--- begin Given information ---
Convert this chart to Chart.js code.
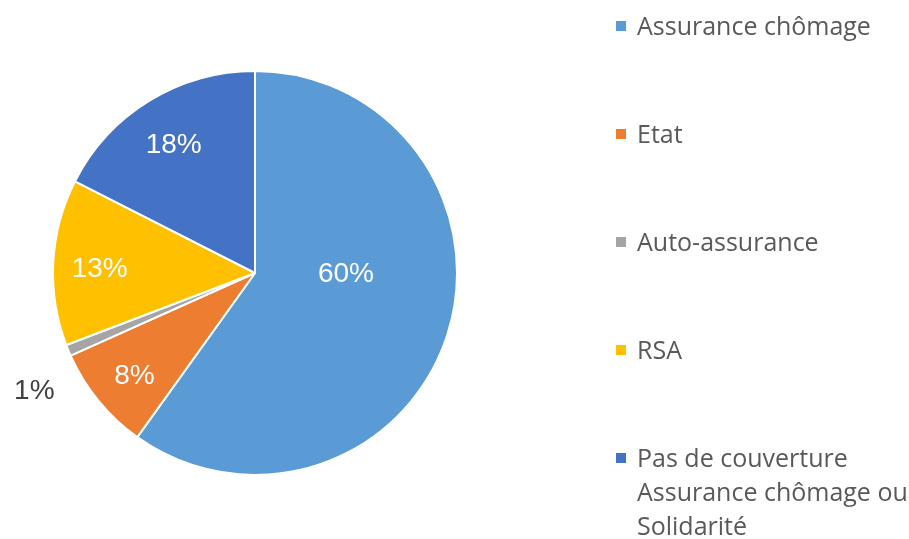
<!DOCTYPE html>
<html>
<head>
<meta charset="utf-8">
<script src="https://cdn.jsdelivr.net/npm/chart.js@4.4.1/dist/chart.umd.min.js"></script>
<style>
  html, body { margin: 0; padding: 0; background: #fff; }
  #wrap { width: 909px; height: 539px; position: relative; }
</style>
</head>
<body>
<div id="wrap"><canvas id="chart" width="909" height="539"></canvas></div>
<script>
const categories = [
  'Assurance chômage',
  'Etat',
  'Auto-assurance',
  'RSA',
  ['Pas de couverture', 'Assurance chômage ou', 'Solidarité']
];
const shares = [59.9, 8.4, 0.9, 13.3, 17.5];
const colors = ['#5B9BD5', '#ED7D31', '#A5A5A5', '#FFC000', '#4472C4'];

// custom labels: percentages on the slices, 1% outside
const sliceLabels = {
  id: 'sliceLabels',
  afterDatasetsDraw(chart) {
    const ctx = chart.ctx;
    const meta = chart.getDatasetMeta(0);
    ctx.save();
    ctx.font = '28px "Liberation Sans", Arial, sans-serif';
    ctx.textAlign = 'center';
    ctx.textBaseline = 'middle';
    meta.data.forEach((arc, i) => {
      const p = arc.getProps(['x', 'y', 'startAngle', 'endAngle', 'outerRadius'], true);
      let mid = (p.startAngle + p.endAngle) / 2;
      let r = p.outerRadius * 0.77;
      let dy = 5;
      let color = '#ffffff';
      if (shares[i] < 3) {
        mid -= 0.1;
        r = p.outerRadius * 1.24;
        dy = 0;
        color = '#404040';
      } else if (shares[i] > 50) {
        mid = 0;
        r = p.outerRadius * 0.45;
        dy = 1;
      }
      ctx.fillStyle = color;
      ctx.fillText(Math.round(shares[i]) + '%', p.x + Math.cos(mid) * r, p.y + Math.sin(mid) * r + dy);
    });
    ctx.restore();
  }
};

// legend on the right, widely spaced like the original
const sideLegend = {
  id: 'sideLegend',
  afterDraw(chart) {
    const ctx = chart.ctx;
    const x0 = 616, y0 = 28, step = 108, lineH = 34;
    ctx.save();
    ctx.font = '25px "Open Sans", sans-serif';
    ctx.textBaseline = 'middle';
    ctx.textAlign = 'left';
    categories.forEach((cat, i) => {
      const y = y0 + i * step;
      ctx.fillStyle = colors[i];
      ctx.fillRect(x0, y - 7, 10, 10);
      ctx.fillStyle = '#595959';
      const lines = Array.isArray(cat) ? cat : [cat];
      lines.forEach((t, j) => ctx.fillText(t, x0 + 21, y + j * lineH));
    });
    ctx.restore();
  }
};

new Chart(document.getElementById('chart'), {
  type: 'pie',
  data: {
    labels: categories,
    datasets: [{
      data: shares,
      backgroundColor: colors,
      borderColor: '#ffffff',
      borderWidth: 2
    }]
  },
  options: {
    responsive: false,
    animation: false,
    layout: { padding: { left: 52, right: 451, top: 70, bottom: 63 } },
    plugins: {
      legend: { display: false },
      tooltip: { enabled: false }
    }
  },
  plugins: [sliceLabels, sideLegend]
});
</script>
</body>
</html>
--- end Given information ---
● **Work to be completed**
Set the lines above down again, word for word, from the first through the one containing "['#5B9BD5', '#ED7D31', '#A5A5A5', '#FFC000', '#4472C4'];"; pictures excluded.

● **Response to this exercise**
Convert this chart to Chart.js code.
<!DOCTYPE html>
<html>
<head>
<meta charset="utf-8">
<script src="https://cdn.jsdelivr.net/npm/chart.js@4.4.1/dist/chart.umd.min.js"></script>
<style>
  html, body { margin: 0; padding: 0; background: #fff; }
  #wrap { width: 909px; height: 539px; position: relative; }
</style>
</head>
<body>
<div id="wrap"><canvas id="chart" width="909" height="539"></canvas></div>
<script>
const categories = [
  'Assurance chômage',
  'Etat',
  'Auto-assurance',
  'RSA',
  ['Pas de couverture', 'Assurance chômage ou', 'Solidarité']
];
const shares = [59.9, 8.4, 0.9, 13.3, 17.5];
const colors = ['#5B9BD5', '#ED7D31', '#A5A5A5', '#FFC000', '#4472C4'];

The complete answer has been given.